■ Listed entries:
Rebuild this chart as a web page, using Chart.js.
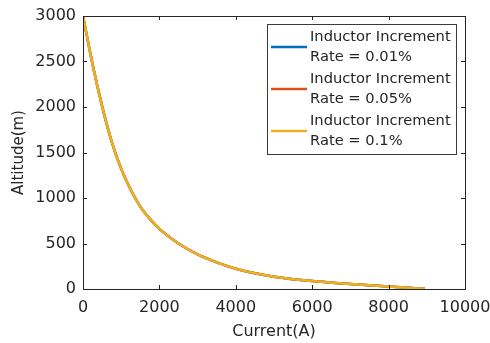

---

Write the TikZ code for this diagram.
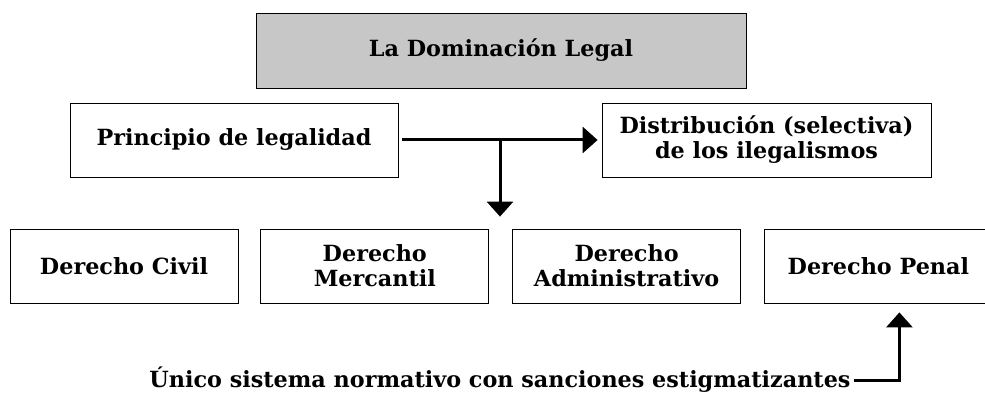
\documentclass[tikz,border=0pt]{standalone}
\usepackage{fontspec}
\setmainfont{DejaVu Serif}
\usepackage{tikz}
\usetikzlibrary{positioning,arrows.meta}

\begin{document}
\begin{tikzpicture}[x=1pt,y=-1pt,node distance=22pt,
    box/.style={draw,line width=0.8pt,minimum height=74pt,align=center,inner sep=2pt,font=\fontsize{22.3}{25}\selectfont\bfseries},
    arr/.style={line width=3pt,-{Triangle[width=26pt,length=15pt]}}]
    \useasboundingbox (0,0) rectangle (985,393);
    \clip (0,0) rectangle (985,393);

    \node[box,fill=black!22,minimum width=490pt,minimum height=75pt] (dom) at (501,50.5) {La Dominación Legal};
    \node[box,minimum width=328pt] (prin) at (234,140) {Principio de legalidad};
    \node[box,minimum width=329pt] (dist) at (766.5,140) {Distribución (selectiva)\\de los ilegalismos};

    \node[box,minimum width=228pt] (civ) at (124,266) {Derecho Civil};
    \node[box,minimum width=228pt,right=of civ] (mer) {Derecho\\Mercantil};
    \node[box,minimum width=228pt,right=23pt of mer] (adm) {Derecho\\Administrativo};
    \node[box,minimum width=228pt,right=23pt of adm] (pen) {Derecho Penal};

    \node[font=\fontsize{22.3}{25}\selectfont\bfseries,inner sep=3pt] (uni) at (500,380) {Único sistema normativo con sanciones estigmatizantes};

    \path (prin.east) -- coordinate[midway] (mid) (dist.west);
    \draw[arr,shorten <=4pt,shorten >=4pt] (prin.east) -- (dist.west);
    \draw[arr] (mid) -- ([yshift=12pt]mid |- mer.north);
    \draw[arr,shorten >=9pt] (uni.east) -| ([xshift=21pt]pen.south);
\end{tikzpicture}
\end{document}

■ Written instruction: Count the lines that hold the string "this" and state that number alone.

■ Response below: 2